Like Alex and Henry, López had to straddle the two high-powered worlds of a US presidency (embodied by Uma Thurman) and British monarchy (that would be Stephen Fry). Luckily, he’s had some experience with foreign affairs. “I’d seen every episode of The West Wing,” says López, who was also a writer on Aaron Sorkin’s HBO series The Newsroom. “I’d seen every movie that was ever set inside the Oval Office. And I’d been living in the UK for a while, so I had a slightly-better-than-an-outsider’s understanding of British culture.”
From the outset, there were two scenes considered make-or-break. One was the wedding cake food fight, a chaotic sequence that, ironically enough, had to be carefully choreographed. Those three days of filming contained “the least bit of goofing off on set,” López explains. “We really had no room for error. And so we all really approached that with a sense of seriousness, which I hope does not in any way translate onscreen.” Then there was Alex and Henry’s romantic stroll through London’s Victoria & Albert Museum. “It’s sort of a dream come true—your own personal night at the museum,” he says of the late-night shoot. “So that was less daunting than an endurance test, but it was just such a magical night for us. And I hope that did translate onto screen.”
Both of those moments live vibrantly in the minds of those who love Red, White & Royal Blue—an impassioned group of people bringing all of their enthusiasm to the movie version when it premieres August 11 on Prime Video. But the film’s director isn’t nervous about answering to an opinionated, online fan base.

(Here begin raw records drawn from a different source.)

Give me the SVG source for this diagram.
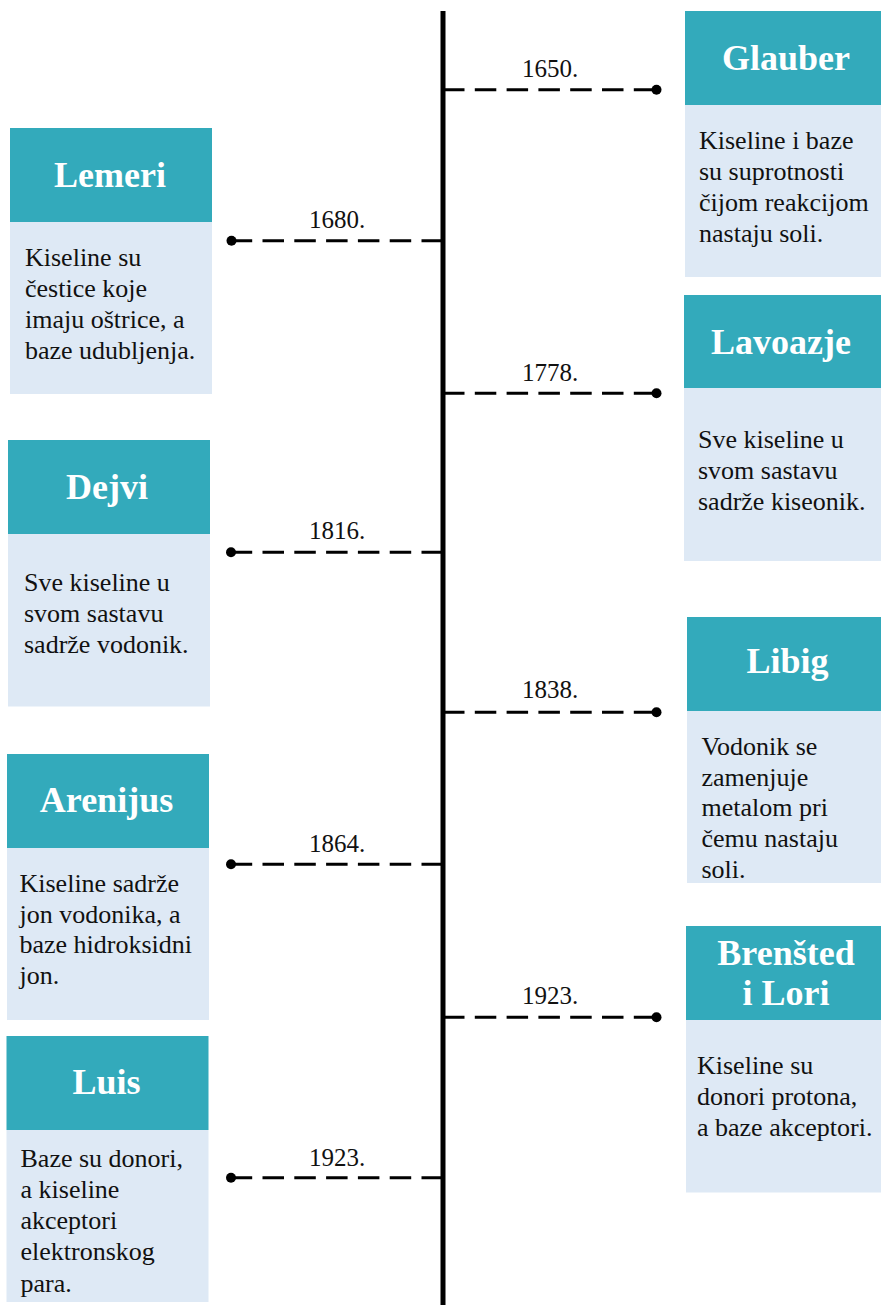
<svg xmlns="http://www.w3.org/2000/svg" width="881" height="1305" viewBox="0 0 881 1305">
  <style>
    .head { fill: #33aabb; }
    .body { fill: #dee9f5; }
    .title { font-family: "Liberation Serif", "DejaVu Serif", serif; font-weight: bold; font-size: 36px; fill: #ffffff; text-anchor: middle; }
    .txt { font-family: "Liberation Serif", "DejaVu Serif", serif; font-size: 26px; fill: #111111; }
    .year { font-family: "Liberation Serif", "DejaVu Serif", serif; font-size: 25px; fill: #111111; text-anchor: middle; }
    .dash { stroke: #000000; stroke-width: 3; stroke-dasharray: 21.5 10.3; fill: none; }
    .dot { fill: #000000; }
    .axis { stroke: #000000; stroke-width: 5; }
  </style>

  <!-- timeline axis and year connectors -->
  <g id="connectors">
    <line class="axis" x1="443" y1="11" x2="443" y2="1305"/>

    <path class="dash" d="M443,89.7 H656.5"/>
    <circle class="dot" cx="656.5" cy="89.7" r="5"/>
    <text class="year" x="550" y="76.5">1650.</text>

    <path class="dash" d="M443,240.7 H231.5"/>
    <circle class="dot" cx="231.5" cy="240.7" r="5"/>
    <text class="year" x="337" y="228">1680.</text>

    <path class="dash" d="M443,393.3 H656.5"/>
    <circle class="dot" cx="656.5" cy="393.3" r="5"/>
    <text class="year" x="550" y="380.5">1778.</text>

    <path class="dash" d="M443,552.3 H231"/>
    <circle class="dot" cx="231" cy="552.3" r="5"/>
    <text class="year" x="337" y="538.5">1816.</text>

    <path class="dash" d="M443,712.3 H656.5"/>
    <circle class="dot" cx="656.5" cy="712.3" r="5"/>
    <text class="year" x="550" y="698">1838.</text>

    <path class="dash" d="M443,864.3 H231"/>
    <circle class="dot" cx="231" cy="864.3" r="5"/>
    <text class="year" x="337" y="851.5">1864.</text>

    <path class="dash" d="M443,1017.3 H656.5"/>
    <circle class="dot" cx="656.5" cy="1017.3" r="5"/>
    <text class="year" x="550" y="1004">1923.</text>

    <path class="dash" d="M443,1177.7 H231"/>
    <circle class="dot" cx="231" cy="1177.7" r="5"/>
    <text class="year" x="337" y="1165.5">1923.</text>
  </g>

  <g id="glauber">
    <rect class="head" x="685" y="11" width="202" height="94"/>
    <rect class="body" x="685" y="105" width="202" height="172"/>
    <text class="title" x="786" y="70">Glauber</text>
    <text class="txt" x="699" y="149">Kiseline i baze</text>
    <text class="txt" x="699" y="180">su suprotnosti</text>
    <text class="txt" x="699" y="211">čijom reakcijom</text>
    <text class="txt" x="699" y="242">nastaju soli.</text>
  </g>

  <g id="lemeri">
    <rect class="head" x="10" y="128" width="202" height="94"/>
    <rect class="body" x="10" y="222" width="202" height="172"/>
    <text class="title" x="110" y="187">Lemeri</text>
    <text class="txt" x="25" y="266">Kiseline su</text>
    <text class="txt" x="25" y="297">čestice koje</text>
    <text class="txt" x="25" y="328">imaju oštrice, a</text>
    <text class="txt" x="25" y="359">baze udubljenja.</text>
  </g>

  <g id="lavoazje">
    <rect class="head" x="684" y="295" width="202" height="93"/>
    <rect class="body" x="684" y="388" width="202" height="173"/>
    <text class="title" x="781" y="353.5">Lavoazje</text>
    <text class="txt" x="698" y="448">Sve kiseline u</text>
    <text class="txt" x="698" y="479">svom sastavu</text>
    <text class="txt" x="698" y="510">sadrže kiseonik.</text>
  </g>

  <g id="dejvi">
    <rect class="head" x="8" y="440" width="202" height="94"/>
    <rect class="body" x="8" y="534" width="202" height="172.5"/>
    <text class="title" x="107" y="499">Dejvi</text>
    <text class="txt" x="24" y="591">Sve kiseline u</text>
    <text class="txt" x="24" y="622">svom sastavu</text>
    <text class="txt" x="24" y="653">sadrže vodonik.</text>
  </g>

  <g id="libig">
    <rect class="head" x="687" y="617" width="202" height="94"/>
    <rect class="body" x="687" y="711" width="202" height="172"/>
    <text class="title" x="787.5" y="673">Libig</text>
    <text class="txt" x="701.5" y="754.5">Vodonik se</text>
    <text class="txt" x="701.5" y="785.5">zamenjuje</text>
    <text class="txt" x="701.5" y="816">metalom pri</text>
    <text class="txt" x="701.5" y="847">čemu nastaju</text>
    <text class="txt" x="701.5" y="877.5">soli.</text>
  </g>

  <g id="arenijus">
    <rect class="head" x="7" y="754" width="202" height="94"/>
    <rect class="body" x="7" y="848" width="202" height="172"/>
    <text class="title" x="106.5" y="812">Arenijus</text>
    <text class="txt" x="19.5" y="892">Kiseline sadrže</text>
    <text class="txt" x="19.5" y="922.5">jon vodonika, a</text>
    <text class="txt" x="19.5" y="953">baze hidroksidni</text>
    <text class="txt" x="19.5" y="983.5">jon.</text>
  </g>

  <g id="brensted-lori">
    <rect class="head" x="686" y="926" width="202" height="94"/>
    <rect class="body" x="686" y="1020" width="202" height="172.5"/>
    <text class="title" x="786" y="965">Brenšted</text>
    <text class="title" x="786" y="1005">i Lori</text>
    <text class="txt" x="697" y="1073.5">Kiseline su</text>
    <text class="txt" x="697" y="1104.5">donori protona,</text>
    <text class="txt" x="697" y="1135.5">a baze akceptori.</text>
  </g>

  <g id="luis">
    <rect class="head" x="6.5" y="1036" width="202" height="94"/>
    <rect class="body" x="6.5" y="1130" width="202" height="172"/>
    <text class="title" x="106.5" y="1094">Luis</text>
    <text class="txt" x="20.5" y="1167">Baze su donori,</text>
    <text class="txt" x="20.5" y="1198">a kiseline</text>
    <text class="txt" x="20.5" y="1229">akceptori</text>
    <text class="txt" x="20.5" y="1260">elektronskog</text>
    <text class="txt" x="20.5" y="1291.5">para.</text>
  </g>
</svg>
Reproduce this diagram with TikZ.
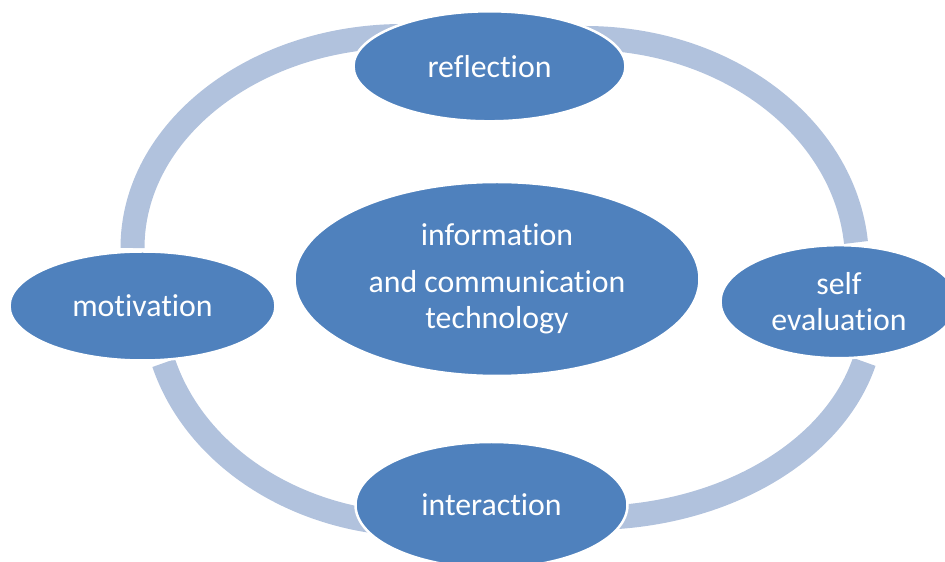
\documentclass[tikz,border=0pt]{standalone}
\usepackage{fontspec}
\setmainfont{Carlito}[Ligatures=NoCommon]
\usetikzlibrary{shapes.geometric}
\definecolor{cycblue}{HTML}{4F81BD}
\definecolor{cycring}{HTML}{B1C2DD}
\tikzset{sc/.style={x=1pt,y=1pt},
  bub/.style={ellipse,fill=cycblue,draw=white,line width=2.5pt,inner sep=0pt,
    text=white,align=center,font=\fontsize{31.8}{36.5}\selectfont},
  ring/.style={cycring,line width=24pt}}

\begin{document}
\begin{tikzpicture}[sc]
  \useasboundingbox (0,0) rectangle (945,562);
  \clip (0,0) rectangle (945,562);
  % ring pieces first, bubbles go on top
  \coordinate (tlend) at (132.5,314);
  \coordinate (trtop) at (585,524);
  \coordinate (blend) at (163.7,199);
  \coordinate (brbot) at (590,44);
  \draw[ring] (tlend) arc (180:90:270.6pt and 212pt);
  \draw[ring] (trtop) arc (90:5:272pt and 224pt);
  \draw[ring] (blend) arc (195.9:270:266.5pt and 222.7pt);
  \draw[ring] (brbot) arc (270:346:282.6pt and 206pt);
  % bubbles
  \node[bub,minimum width=272pt,minimum height=110pt] (refl) at (489.5,495.7) {reflection};
  \node[bub,minimum width=405pt,minimum height=194pt] (ict) at (497,283) {information\\[10pt]and communication\\technology};
  \node[bub,minimum width=266pt,minimum height=109pt] (motiv) at (142.5,256) {motivation};
  \node[bub,minimum width=237pt,minimum height=113pt] (selfev) at (839,260.3) {self\\evaluation};
  \node[bub,minimum width=272pt,minimum height=126pt] (inter) at (491.5,57) {interaction};
\end{tikzpicture}
\end{document}
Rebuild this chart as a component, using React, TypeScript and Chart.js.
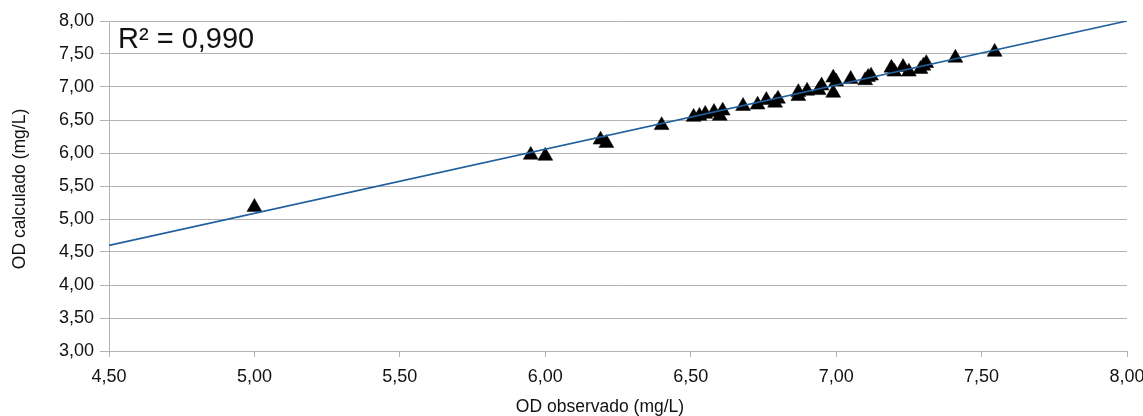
import { useEffect, useRef } from "react";
import { Chart, registerables } from "chart.js";

Chart.register(...registerables);

const observed = [
  5.0, 5.95, 6.0, 6.19, 6.21, 6.4, 6.51, 6.53, 6.55, 6.58, 6.61, 6.6, 6.68, 6.73, 6.76, 6.8, 6.79,
  6.87, 6.9, 6.87, 6.95, 6.94, 6.99, 7.0, 6.99, 7.05, 7.11, 7.12, 7.1, 7.19, 7.23, 7.25, 7.2, 7.3,
  7.31, 7.29, 7.41, 7.545,
];
const calculated = [
  5.18, 5.97, 5.955, 6.2, 6.15, 6.42, 6.545, 6.56, 6.59, 6.62, 6.64, 6.56, 6.71, 6.73, 6.8, 6.82, 6.76,
  6.92, 6.94, 6.86, 7.02, 6.95, 7.14, 7.08, 6.91, 7.12, 7.15, 7.17, 7.1, 7.29, 7.3, 7.23, 7.23, 7.32,
  7.36, 7.27, 7.44, 7.53,
];
const trendX = [4.5, 8.0];
const trendY = [4.6, 8.0];
const xTickValues = [4.5, 5.0, 5.5, 6.0, 6.5, 7.0, 7.5, 8.0];
const yTickValues = [3.0, 3.5, 4.0, 4.5, 5.0, 5.5, 6.0, 6.5, 7.0, 7.5, 8.0];
const rSquaredLabel = "R² = 0,990";
const xTitle = "OD observado (mg/L)";
const yTitle = "OD calculado (mg/L)";

const FONT = "'Liberation Sans', Arial, sans-serif";
const TEXT = "#111111";
const GRID = "#b3b3b3";

const fmt = (v: number) => v.toFixed(2).replace(".", ",");

const textPlugin = {
  id: "textPlugin",
  afterDraw(chart: any) {
    const ctx = chart.ctx as CanvasRenderingContext2D;
    const area = chart.chartArea;
    ctx.save();
    ctx.fillStyle = TEXT;
    ctx.textBaseline = "alphabetic";
    ctx.textAlign = "left";
    ctx.font = `29px ${FONT}`;
    ctx.fillText(rSquaredLabel, area.left + 9, area.top + 27);
    ctx.font = `17.5px ${FONT}`;
    ctx.textAlign = "center";
    ctx.fillText(xTitle, 600, 412);
    ctx.translate(25, 189);
    ctx.rotate(-Math.PI / 2);
    ctx.fillText(yTitle, 0, 0);
    ctx.restore();
  },
};

export default function App() {
  const ref = useRef<HTMLCanvasElement | null>(null);

  useEffect(() => {
    if (!ref.current) return;
    const chart = new Chart(ref.current, {
      type: "scatter",
      data: {
        datasets: [
          {
            type: "line",
            label: "Tendência",
            data: trendX.map((x, i) => ({ x, y: trendY[i] })),
            borderColor: "#22609e",
            borderWidth: 1.7,
            pointRadius: 0,
            fill: false,
            tension: 0,
          },
          {
            label: "OD",
            data: observed.map((x, i) => ({ x, y: calculated[i] })),
            pointStyle: "triangle",
            pointRadius: 8.6,
            pointBackgroundColor: "#000000",
            pointBorderColor: "#000000",
            pointBorderWidth: 0.5,
          },
        ],
      } as any,
      options: {
        animation: false,
        responsive: false,
        devicePixelRatio: 1,
        layout: { padding: { top: 21, right: 16, left: 0, bottom: 0 } },
        plugins: {
          legend: { display: false },
          tooltip: { enabled: false },
          title: { display: false },
        },
        scales: {
          x: {
            type: "linear",
            min: 4.5,
            max: 8.0,
            afterBuildTicks: (s: any) => {
              s.ticks = xTickValues.map((v) => ({ value: v }));
            },
            afterFit: (s: any) => {
              s.height = 65;
              s.paddingLeft = 0;
              s.paddingRight = 0;
            },
            ticks: {
              callback: (v: any) => fmt(Number(v)),
              font: { family: FONT, size: 18 },
              color: TEXT,
              padding: 9,
              maxRotation: 0,
            },
            grid: {
              drawOnChartArea: false,
              drawTicks: true,
              tickLength: 6,
              color: GRID,
            },
            border: { display: true, color: GRID },
          },
          y: {
            type: "linear",
            min: 3.0,
            max: 8.0,
            afterBuildTicks: (s: any) => {
              s.ticks = yTickValues.map((v) => ({ value: v }));
            },
            afterFit: (s: any) => {
              s.width = 109;
            },
            ticks: {
              callback: (v: any) => fmt(Number(v)),
              font: { family: FONT, size: 18 },
              color: TEXT,
              padding: 6,
            },
            grid: {
              drawTicks: true,
              tickLength: 9,
              color: GRID,
            },
            border: { display: true, color: GRID },
          },
        },
      } as any,
      plugins: [textPlugin],
    });
    return () => chart.destroy();
  }, []);

  return (
    <div style={{ position: "fixed", left: 0, top: 0, width: 1143, height: 416, background: "#ffffff" }}>
      <canvas ref={ref} width={1143} height={416} style={{ display: "block" }} />
    </div>
  );
}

“It’s absolutely undeniable that the fans love the book for the same reasons that I do, so I think of myself as one of them,” says López, who himself was excitedly making plans to see Barbie with his husband at the start of our conversation. “You could argue that I’m such a rabid, passionate fan that I made the most expensive bit of fan fiction ever. I hope the fans take solace from the fact that one of them has made this movie.”